One of the people having a smoke mentioned that I should call the phone number on the door (since there was no reception at any time of day) if I didn’t have a PIN code and that management should get it sorted out. Fortunately, she was willing to lend me her phone, since my Swedish SIM card had stubbornly refused to let me call Finnish numbers for my entire trip.

Helsinki from the Sky

I didn't take any photos while I was there because I was so frustrated, but this is what they left me out in by not letting me into the hotel for the night.

I suppose it was lucky that the manager that answered spoke good English, but that’s about the only fortunate thing about our exchange.
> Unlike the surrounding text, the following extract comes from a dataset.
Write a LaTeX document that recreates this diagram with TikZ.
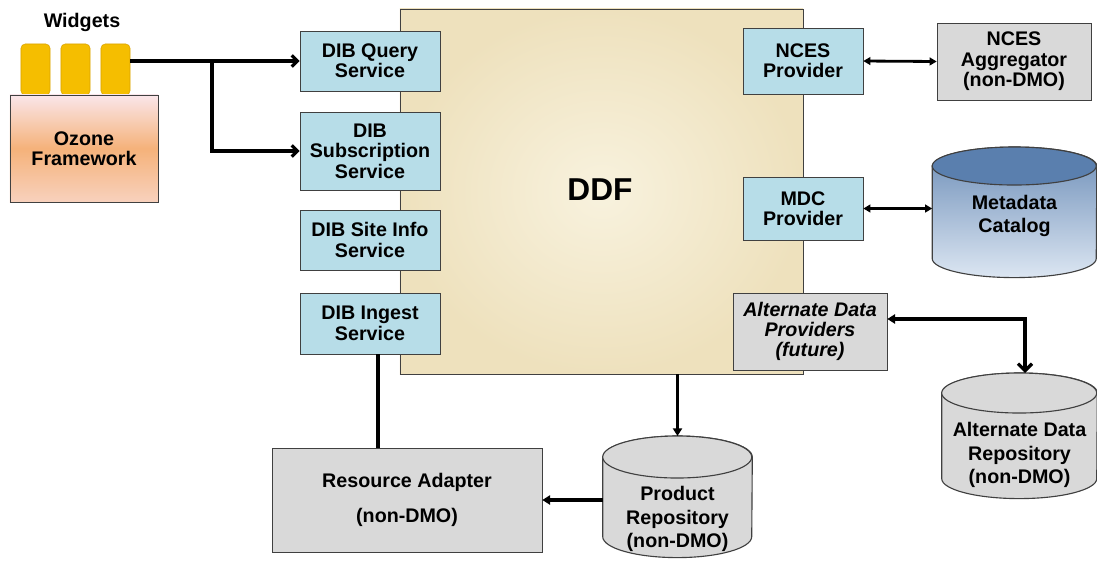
\documentclass[tikz,border=0pt]{standalone}
\usepackage{fontspec}
\setmainfont{Liberation Sans}
\usepackage{tikz}
\usetikzlibrary{arrows.meta}
\definecolor{dibblue}{HTML}{B7DDE8}
\definecolor{boxgray}{HTML}{D9D9D9}
\definecolor{ddfcream}{HTML}{F8F2DE}
\definecolor{ddfbeige}{HTML}{EEE1BD}
\definecolor{ozonepink}{HTML}{FAE6EA}
\definecolor{ozoneorange}{HTML}{F5B27A}
\definecolor{widgetgold}{HTML}{F5BE00}
\definecolor{widgetedge}{HTML}{D9A200}
\definecolor{catdark}{HTML}{5A7FAE}
\definecolor{catlight}{HTML}{DCE6F2}

% a repository drum drawn over a (blank) node: name, x radius, y radius, body fill, top fill
\newcommand{\drawrepo}[5]{%
    \path[draw=black!75, line width=0.8pt, #4] ([yshift=-#3]#1.north west) -- ([yshift=#3]#1.south west)
        arc[start angle=180, end angle=360, x radius=#2, y radius=#3]
        -- ([yshift=-#3]#1.north east)
        arc[start angle=0, end angle=180, x radius=#2, y radius=#3] -- cycle;
    \path[draw=black!75, line width=0.8pt, fill=#5] ([yshift=-#3]#1.north west)
        arc[start angle=180, end angle=-180, x radius=#2, y radius=#3];
}

\begin{document}
\begin{tikzpicture}[x=0.025cm, y=-0.025cm,
    every node/.style={font=\bfseries\fontsize{14}{14.5}\selectfont, align=center},
    dibbox/.style={draw=black!75, fill=dibblue, minimum width=3.5cm, minimum height=1.5cm, inner sep=1pt},
    graybox/.style={draw=black!75, fill=boxgray, inner sep=1pt},
    repo/.style={inner sep=0pt, anchor=north},
    repotext/.style={font=\bfseries\fontsize{14}{16.5}\selectfont},
    barb/.style={line width=2.3pt, -{Straight Barb[length=4pt,width=8pt]}},
    link/.style={line width=2.3pt, -{Triangle[length=5.5pt,width=6.5pt]}},
    both/.style={line width=2pt, {Triangle[length=5pt,width=5.5pt]}-{Triangle[length=5pt,width=5.5pt]}}]

    \useasboundingbox (0,0) rectangle (1097,561);

    % The DDF container
    \node[draw=black!75, inner color=ddfcream, outer color=ddfbeige,
          minimum width=10.075cm, minimum height=9.125cm] (ddf) at (601.5,191.5) {};
    \node[font=\bfseries\fontsize{22.5}{24}\selectfont] (ddflabel) at (600,190) {DDF};

    % Ozone framework and its widgets
    \node (widgets) at (82,22) {Widgets};
    \foreach \i/\x in {1/35.5, 2/75.5, 3/115.5}
        \node[draw=widgetedge, fill=widgetgold, rounded corners=3pt,
              minimum width=0.725cm, minimum height=1.275cm] (wid\i) at (\x,69.5) {};
    \node[draw=black!75, top color=ozonepink, bottom color=ozonepink!60!ozoneorange, middle color=ozoneorange,
          minimum width=3.7cm, minimum height=2.675cm] (ozone) at (84,148.5) {Ozone\\Framework};

    % DIB services on the left edge of DDF
    \node[dibbox] (query) at (370,61) {DIB Query\\Service};
    \node[dibbox, minimum height=1.95cm] (subscr) at (370,151) {DIB\\Subscription\\Service};
    \node[dibbox] (siteinfo) at (370,240) {DIB Site Info\\Service};
    \node[dibbox, minimum height=1.525cm] (ingest) at (370,323.5) {DIB Ingest\\Service};

    % Providers on the right edge of DDF
    \node[dibbox, minimum width=3cm, minimum height=1.65cm] (ncesprov) at (803,61) {NCES\\Provider};
    \node[dibbox, minimum width=3cm, minimum height=1.575cm] (mdcprov) at (803,208.5) {MDC\\Provider};
    \node[graybox, minimum width=3.85cm, minimum height=1.925cm] (altprov) at (810,331.5)
        {\itshape Alternate Data\\\itshape Providers\\\itshape (future)};

    % External systems
    \node[graybox, minimum width=3.85cm, minimum height=1.925cm] (ncesagg) at (1014,61.5)
        {NCES\\Aggregator\\(non-DMO)};
    \node[repo, minimum width=4.1cm, minimum height=3.25cm] (mdccat) at (1014.5,147) {};
    \drawrepo{mdccat}{2.05cm}{0.475cm}{top color=catdark!85!catlight, bottom color=catlight}{catdark}
    \node[repotext] (mdccatlabel) at (1014.5,216) {Metadata\\Catalog};
    \node[repo, minimum width=3.875cm, minimum height=3.125cm] (altrepo) at (1019.5,373) {};
    \drawrepo{altrepo}{1.9375cm}{0.5cm}{fill=boxgray}{boxgray}
    \node[repotext] (altrepolabel) at (1019.5,455) {Alternate Data\\Repository\\(non-DMO)};
    \node[repo, minimum width=3.725cm, minimum height=3.025cm] (prodrepo) at (677.5,436) {};
    \drawrepo{prodrepo}{1.8625cm}{0.525cm}{fill=boxgray}{boxgray}
    \node[repotext] (prodrepolabel) at (677.5,519) {Product\\Repository\\(non-DMO)};
    \node[graybox, minimum width=6.75cm, minimum height=2.6cm] (resadapt) at (407,500)
        {Resource Adapter\\[10pt](non-DMO)};

    % Connectors
    \coordinate (split) at (212,61);
    \coordinate (altbend) at (1025,319);
    \draw[barb] (wid3.east |- query.west) -- (query.west);
    \draw[barb] (split) |- (subscr.west);
    \draw[both] (ncesprov.east) -- (ncesagg.west);
    \draw[both] (mdcprov.east) -- (mdcprov.east -| mdccat.west);
    \draw[line width=2.3pt, {Triangle[length=5.5pt,width=6.5pt]}-{Straight Barb[length=5pt,width=10pt]}]
        (altbend -| altprov.east) -- (altbend) -- (altbend |- altrepo.north);
    \draw[link] (ddf.south -| prodrepo.north) -- (prodrepo.north);
    \draw[link] (prodrepo.west |- resadapt.east) -- (resadapt.east);
    \draw[line width=2.3pt] ([xshift=0.2cm]ingest.south) -- ([xshift=0.2cm]ingest.south |- resadapt.north);

\end{tikzpicture}
\end{document}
First he asked me if I had a reservation. Yes, I told him, I had a confirmation from Booking.com that I had made the reservation over a month ago. Reciting the confirmation number to him, I waited for him to say, “Yes, we do have your reservation. Here’s your PIN code.”

Instead, he said, “We don’t have a reservation for you. Did you get a confirmation email?”

I told him again that I had a confirmation, which he completely dismissed as being something that Booking.com sends automatically without checking if the reservation was valid. “There must have been a problem with your credit card,” he said, trying to deflect the blame onto me.

I told him that I had made many other bookings on Booking.com for my last month of travel and not one had any issue with my credit card. And anyway, if there had been a problem, shouldn’t they have emailed to let me know my booking was no longer confirmed? He continued to make excuses about me not having verified that I had a booking and then went quiet as he said he was looking up details in the system.

Finally, he said that since no reservation had been made for me, there was nothing he could do. It was “too late at night to make a new reservation” as well. Extremely frustrated by now, I asked him if he expected me to sleep on the floor when I had a valid, confirmed reservation. The answer? Yes.

I then informed him that I was a travel writer and that I would be writing about this. Oh, how that changed his tune. Suddenly, he could call his supervisor and see if there was anything that could be done. However, he said that the supervisor might not be able to do anything, and when I asked how long it would take, he couldn’t say.

I was completely fed up by that point. I had less than 8 hours before I had to be back in the  terminal, I had a blazing headache, and I was exhausted. I didn’t know if I could face a night of restless sleep on the uncomfortable chairs in the terminal, which was really the only option in my budget, especially given everything outside was covered in snow and the temperature was below zero. Plus, it absolutely infuriated me that he wasn’t willing to help at all until he realised that other people might find out.

So instead of agreeing to wait and twiddle my thumbs while he “tried” to help, I asked for a taxi number. He didn’t want to give it to me, instead insisting that he could talk to his supervisor. I again asked him how long it would take, and when he couldn’t answer, I insisted on him giving me a phone number for a taxi. And with that, I hung up, called a taxi, and booked into the airport hotel (a Hilton). It was expensive — way over my budget and double what Forenom Koto would have cost — but at that point, it was worth it. I really needed a plush bed to sink into…and one that I could be guaranteed to have once I made the booking.

It appears that this wasn’t an isolated incident either. The person that lent me her phone said that she had similar issue getting a PIN code after having booked on Booking.com, although they at least had a booking for her. She said it took multiple phone calls and a lot of hassle — something that many travelers wouldn’t be able to do since they may not have a working international phone.

There’s clearly a disconnect in communication between the two companies, but I am laying the blame completely at Forenom Koto’s feet, not for not having my booking in their system, but for refusing to honour a confirmed booking, refusing to help until I threatened consequences, and for leaving me out in the cold of a Helsinki winter.

UPDATE: Forenom Koto got in touch with me after I posted this and apologised for the experience I had. They will be having a meeting with the board of managers to discuss better ways to handle when issues like this arise after hours (such as deferring payment, if that was the issue, until the morning), and will also be working on possible solutions for people that do not have access to a phone when they arrive. They also acknowledged that there is an issue with the disconnect between them and Booking.com and that they are trying to address it. In general, they seemed genuinely concerned that this had happened and spent a long time discussing what needs to be changed. I’m hoping this means that future travellers won’t find themselves in the situation I was in!